── Task data
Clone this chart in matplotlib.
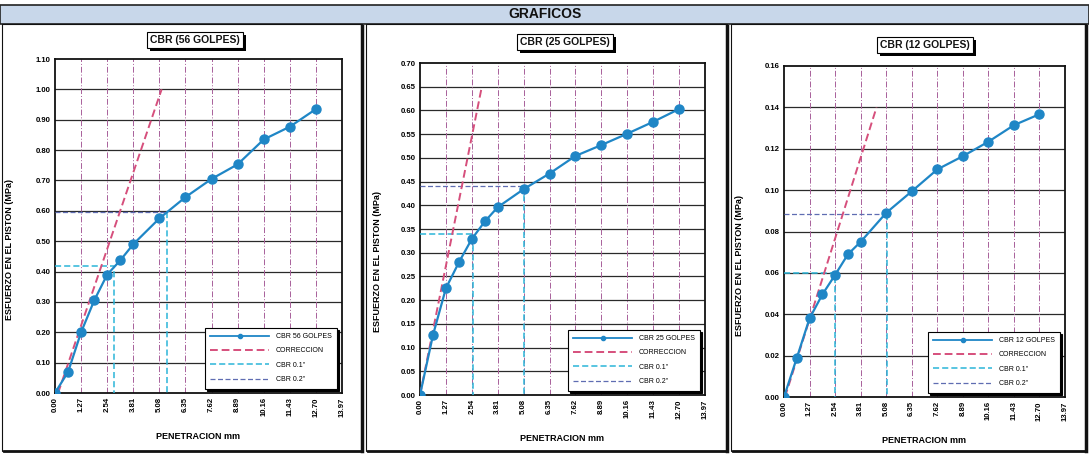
────
── Task data
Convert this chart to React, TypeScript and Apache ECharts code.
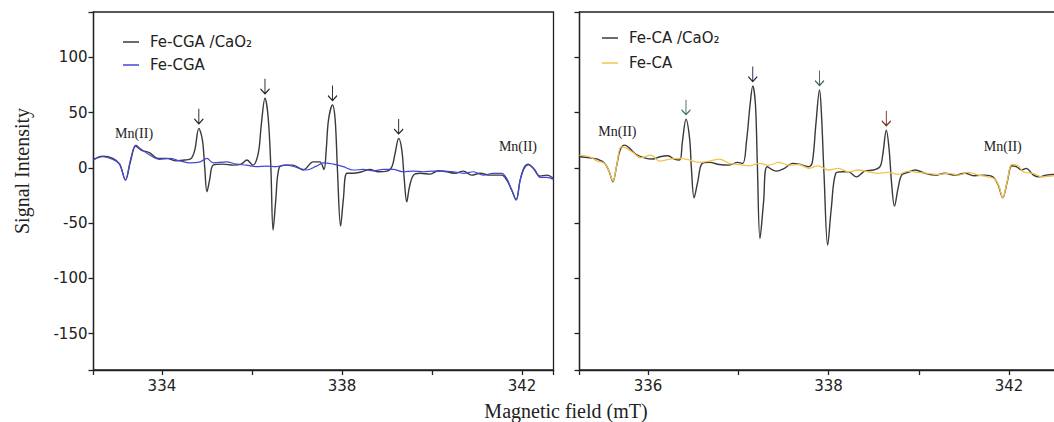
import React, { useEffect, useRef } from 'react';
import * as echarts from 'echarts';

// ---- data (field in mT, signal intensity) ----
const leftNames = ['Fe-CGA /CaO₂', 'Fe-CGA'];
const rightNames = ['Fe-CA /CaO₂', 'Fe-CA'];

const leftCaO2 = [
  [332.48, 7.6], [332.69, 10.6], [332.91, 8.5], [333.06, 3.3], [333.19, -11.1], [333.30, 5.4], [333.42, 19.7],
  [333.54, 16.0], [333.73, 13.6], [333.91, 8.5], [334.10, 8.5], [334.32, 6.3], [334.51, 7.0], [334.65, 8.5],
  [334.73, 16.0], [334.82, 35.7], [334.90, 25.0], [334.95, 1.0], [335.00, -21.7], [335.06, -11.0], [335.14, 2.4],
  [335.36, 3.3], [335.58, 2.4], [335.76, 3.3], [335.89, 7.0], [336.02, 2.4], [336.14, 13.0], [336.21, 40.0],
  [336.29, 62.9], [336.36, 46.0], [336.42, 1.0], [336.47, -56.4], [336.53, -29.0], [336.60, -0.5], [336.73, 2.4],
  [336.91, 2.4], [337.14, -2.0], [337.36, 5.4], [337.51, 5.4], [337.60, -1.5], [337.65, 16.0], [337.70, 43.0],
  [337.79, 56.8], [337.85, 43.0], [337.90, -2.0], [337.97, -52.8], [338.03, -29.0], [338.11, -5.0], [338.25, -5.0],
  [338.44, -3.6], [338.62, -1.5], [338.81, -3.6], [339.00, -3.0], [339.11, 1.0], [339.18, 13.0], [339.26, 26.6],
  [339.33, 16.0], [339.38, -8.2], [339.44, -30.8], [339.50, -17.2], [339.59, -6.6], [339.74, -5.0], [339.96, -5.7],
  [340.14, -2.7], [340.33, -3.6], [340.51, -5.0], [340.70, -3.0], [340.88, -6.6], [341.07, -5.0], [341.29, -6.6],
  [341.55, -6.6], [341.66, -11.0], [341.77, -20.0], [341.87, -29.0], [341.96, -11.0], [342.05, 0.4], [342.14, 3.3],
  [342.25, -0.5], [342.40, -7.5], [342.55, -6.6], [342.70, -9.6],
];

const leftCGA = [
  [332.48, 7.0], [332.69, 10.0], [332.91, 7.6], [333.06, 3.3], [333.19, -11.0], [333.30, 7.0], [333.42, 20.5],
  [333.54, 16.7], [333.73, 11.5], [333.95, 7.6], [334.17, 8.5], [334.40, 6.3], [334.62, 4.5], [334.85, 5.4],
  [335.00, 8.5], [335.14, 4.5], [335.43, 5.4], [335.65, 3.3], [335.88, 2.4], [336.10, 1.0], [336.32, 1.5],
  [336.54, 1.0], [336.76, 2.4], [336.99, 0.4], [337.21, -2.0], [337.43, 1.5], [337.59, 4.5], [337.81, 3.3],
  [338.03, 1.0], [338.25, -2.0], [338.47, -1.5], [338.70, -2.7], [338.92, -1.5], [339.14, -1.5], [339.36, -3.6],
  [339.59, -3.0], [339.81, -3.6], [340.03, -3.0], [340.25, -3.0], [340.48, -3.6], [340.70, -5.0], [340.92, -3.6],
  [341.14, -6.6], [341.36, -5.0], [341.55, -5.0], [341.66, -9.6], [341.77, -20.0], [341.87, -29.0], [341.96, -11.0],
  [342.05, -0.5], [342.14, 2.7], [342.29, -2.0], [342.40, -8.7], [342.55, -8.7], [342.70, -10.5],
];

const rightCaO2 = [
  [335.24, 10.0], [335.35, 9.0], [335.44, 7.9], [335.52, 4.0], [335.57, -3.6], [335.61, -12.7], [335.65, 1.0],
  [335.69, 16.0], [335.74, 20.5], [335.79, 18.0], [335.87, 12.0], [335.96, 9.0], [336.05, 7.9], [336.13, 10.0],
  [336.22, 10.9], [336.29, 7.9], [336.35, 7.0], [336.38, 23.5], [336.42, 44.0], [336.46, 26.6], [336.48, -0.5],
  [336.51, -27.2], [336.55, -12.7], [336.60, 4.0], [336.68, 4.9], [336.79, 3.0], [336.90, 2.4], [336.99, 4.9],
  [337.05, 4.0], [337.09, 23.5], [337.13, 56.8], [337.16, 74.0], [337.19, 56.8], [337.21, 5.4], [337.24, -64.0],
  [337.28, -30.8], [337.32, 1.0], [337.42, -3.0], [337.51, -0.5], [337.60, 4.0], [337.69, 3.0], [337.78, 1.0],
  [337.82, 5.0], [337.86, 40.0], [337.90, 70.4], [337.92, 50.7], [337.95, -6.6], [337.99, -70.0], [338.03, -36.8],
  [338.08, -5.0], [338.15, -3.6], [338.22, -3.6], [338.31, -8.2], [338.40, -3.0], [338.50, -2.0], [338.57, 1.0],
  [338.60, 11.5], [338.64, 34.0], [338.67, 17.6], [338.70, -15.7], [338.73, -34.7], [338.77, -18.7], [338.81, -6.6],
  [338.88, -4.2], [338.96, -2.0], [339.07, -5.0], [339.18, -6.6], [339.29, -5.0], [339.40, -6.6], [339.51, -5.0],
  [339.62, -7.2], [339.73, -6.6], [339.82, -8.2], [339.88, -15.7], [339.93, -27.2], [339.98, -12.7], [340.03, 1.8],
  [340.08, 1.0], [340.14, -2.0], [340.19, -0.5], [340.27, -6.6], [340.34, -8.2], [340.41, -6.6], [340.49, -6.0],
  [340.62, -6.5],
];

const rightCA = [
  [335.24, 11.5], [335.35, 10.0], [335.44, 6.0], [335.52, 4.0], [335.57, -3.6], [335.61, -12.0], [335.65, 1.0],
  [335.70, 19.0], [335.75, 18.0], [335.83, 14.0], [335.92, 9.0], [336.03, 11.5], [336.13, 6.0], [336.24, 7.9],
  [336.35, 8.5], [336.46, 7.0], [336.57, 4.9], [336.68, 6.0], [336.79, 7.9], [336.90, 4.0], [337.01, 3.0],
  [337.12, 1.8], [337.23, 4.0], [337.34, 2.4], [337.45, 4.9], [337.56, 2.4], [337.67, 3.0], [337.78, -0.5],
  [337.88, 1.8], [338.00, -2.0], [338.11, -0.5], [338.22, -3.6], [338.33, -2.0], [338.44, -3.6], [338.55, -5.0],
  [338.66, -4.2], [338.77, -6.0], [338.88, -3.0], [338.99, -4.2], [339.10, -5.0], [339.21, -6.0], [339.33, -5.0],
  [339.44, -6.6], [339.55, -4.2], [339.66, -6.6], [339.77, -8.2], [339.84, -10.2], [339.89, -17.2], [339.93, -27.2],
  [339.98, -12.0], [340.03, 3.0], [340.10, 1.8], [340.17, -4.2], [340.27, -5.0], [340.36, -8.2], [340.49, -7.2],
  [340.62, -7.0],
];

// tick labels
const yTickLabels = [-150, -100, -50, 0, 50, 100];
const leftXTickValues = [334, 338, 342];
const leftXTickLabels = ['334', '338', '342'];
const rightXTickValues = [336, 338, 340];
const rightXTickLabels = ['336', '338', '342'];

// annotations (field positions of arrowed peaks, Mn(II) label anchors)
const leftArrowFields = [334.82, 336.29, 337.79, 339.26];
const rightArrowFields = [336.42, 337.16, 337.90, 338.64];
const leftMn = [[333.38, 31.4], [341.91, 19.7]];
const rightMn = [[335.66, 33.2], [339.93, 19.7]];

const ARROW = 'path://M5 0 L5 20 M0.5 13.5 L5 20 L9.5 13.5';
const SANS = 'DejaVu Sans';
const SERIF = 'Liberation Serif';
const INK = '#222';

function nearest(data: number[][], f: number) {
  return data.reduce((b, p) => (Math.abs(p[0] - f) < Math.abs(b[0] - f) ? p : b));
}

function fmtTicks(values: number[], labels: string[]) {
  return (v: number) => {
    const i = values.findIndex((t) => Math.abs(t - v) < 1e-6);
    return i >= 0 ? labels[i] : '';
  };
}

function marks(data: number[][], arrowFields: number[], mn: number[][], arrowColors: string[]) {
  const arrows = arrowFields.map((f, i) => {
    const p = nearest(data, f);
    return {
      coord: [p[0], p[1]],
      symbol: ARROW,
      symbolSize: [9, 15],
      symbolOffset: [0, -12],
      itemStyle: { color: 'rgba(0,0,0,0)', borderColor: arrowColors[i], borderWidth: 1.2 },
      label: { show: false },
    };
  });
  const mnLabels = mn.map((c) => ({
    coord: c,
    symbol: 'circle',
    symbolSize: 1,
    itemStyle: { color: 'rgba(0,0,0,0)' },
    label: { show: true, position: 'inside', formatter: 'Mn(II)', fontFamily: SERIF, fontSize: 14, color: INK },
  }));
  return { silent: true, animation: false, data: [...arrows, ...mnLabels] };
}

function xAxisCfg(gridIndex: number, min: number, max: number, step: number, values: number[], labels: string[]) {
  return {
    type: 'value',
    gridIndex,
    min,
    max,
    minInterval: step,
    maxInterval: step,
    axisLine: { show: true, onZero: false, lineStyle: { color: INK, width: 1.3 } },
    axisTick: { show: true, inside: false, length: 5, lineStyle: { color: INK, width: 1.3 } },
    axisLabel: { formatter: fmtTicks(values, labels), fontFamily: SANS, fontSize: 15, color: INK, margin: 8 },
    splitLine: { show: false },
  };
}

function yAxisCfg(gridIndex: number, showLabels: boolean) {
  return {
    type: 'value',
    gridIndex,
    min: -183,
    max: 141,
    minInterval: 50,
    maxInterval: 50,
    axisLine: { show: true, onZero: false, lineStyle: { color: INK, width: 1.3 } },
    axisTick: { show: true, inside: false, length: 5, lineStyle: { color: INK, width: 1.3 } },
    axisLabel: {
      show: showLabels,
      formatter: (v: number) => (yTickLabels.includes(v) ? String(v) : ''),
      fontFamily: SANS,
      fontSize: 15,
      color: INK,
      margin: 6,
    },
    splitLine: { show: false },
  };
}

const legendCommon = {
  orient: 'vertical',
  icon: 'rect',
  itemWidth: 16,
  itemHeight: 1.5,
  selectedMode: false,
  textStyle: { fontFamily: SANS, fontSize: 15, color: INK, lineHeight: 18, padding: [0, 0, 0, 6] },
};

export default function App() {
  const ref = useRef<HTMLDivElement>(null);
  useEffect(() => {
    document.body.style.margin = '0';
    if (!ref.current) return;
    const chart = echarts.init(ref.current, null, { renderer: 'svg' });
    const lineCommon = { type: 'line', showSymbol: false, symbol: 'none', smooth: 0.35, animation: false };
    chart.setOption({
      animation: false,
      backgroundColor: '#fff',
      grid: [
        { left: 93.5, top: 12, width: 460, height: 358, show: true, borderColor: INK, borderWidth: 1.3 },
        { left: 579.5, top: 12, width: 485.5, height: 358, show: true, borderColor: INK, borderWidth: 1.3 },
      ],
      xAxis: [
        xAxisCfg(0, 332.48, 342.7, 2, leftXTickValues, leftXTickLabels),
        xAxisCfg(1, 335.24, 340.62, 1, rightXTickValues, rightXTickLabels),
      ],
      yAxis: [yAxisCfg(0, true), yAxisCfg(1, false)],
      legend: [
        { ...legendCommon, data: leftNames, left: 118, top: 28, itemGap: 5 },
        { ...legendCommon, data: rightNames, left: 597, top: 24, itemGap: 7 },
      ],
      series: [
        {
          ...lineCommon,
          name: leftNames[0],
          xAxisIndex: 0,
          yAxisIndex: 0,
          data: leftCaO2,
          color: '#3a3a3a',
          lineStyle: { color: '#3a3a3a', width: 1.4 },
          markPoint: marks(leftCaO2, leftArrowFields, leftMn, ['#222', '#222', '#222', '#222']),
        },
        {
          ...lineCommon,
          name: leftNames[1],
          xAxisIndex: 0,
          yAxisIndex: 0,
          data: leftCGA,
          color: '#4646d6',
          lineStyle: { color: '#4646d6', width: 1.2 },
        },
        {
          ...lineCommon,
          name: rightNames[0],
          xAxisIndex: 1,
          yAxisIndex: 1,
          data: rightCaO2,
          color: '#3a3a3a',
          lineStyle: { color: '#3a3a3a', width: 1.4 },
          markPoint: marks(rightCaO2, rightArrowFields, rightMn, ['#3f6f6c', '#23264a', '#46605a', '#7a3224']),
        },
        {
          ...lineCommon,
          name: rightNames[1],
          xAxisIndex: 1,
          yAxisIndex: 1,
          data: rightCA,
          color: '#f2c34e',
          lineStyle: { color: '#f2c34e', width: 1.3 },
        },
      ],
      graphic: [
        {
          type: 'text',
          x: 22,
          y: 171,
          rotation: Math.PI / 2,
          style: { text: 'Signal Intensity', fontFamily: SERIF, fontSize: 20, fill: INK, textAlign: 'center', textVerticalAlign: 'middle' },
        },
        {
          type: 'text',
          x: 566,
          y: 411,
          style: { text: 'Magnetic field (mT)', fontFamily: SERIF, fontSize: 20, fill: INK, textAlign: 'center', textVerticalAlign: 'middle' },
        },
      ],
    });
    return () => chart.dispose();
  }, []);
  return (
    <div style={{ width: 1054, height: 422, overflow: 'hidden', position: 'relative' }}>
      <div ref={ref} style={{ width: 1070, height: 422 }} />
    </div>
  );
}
────
What is needed:
Start with the line that includes "Convert this chart" and finish with the line that includes "const rightNames = ['Fe-CA /CaO₂', 'Fe-CA'];": reproduce those lines exactly, nothing before or after, and omit any pictures.

Written solution:
Convert this chart to React, TypeScript and Apache ECharts code.
import React, { useEffect, useRef } from 'react';
import * as echarts from 'echarts';

// ---- data (field in mT, signal intensity) ----
const leftNames = ['Fe-CGA /CaO₂', 'Fe-CGA'];
const rightNames = ['Fe-CA /CaO₂', 'Fe-CA'];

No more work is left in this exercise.